Долгих одиннадцать лет мы не виделись. По-разному я нашу встречу представлял, но жизнь все по-своему выкручивает. Помнится – меня потрясло тогда, как спокойно отец унижение над собой принял. Стоял он перед домом моим с мешком на голове, с кляпом во рту, с руками, за спиной стянутыми, и даже вырваться не попытался. А когда я его освободил, он как ни в чем не бывало с Полканом стал дружбу налаживать, а меня словно и не было рядом. Странные штуки с нами Пряхи вытворяют. Обламывают и спесь, и гордыню, будто сухие ветки на сосне вековой. И забияка смирным делается, а скромник на самой вершине славы оказывается.
Ломает нас жизнь, и не знаешь даже, к лучшему это или к худшему.

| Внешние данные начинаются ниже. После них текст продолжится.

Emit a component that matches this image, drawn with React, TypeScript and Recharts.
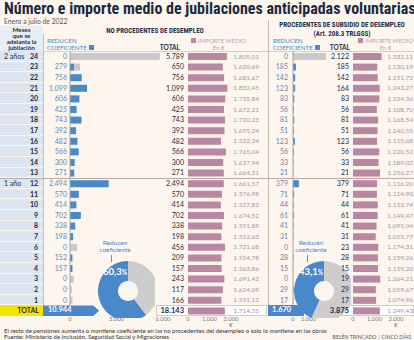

Надеюсь, что все же к лучшему, а иначе и жить не стоит.
Ох, отец…
10 мая 957 г.Считай, месяц пролетел, а батюшка все от полона отойти не может. Тихий он какой-то, будто болезнь его страшная гложет, и названия этому недугу не придумали еще. И все ему так, и любая снедь, даже простая самая, для него словно яство изысканное. Куропать ему даешь, так он всю до крылышка съест, даже косточки разгрызет. Крошки хлебные все до одной со стола на ладошку смахнет и в рот себе кинет, и жует долго-долго. И все зубы на месте, а он все одно как щербатый. За любую малость Любаве кланяться начинает, да так усердно, что ей даже неловко становится. А потом на улицу осторожно выйдет, где-нибудь во дворе уголочек поукромней найдет, забьется туда, от глаз людских спрячется и сидит целый день – и не видно его, и не слышно.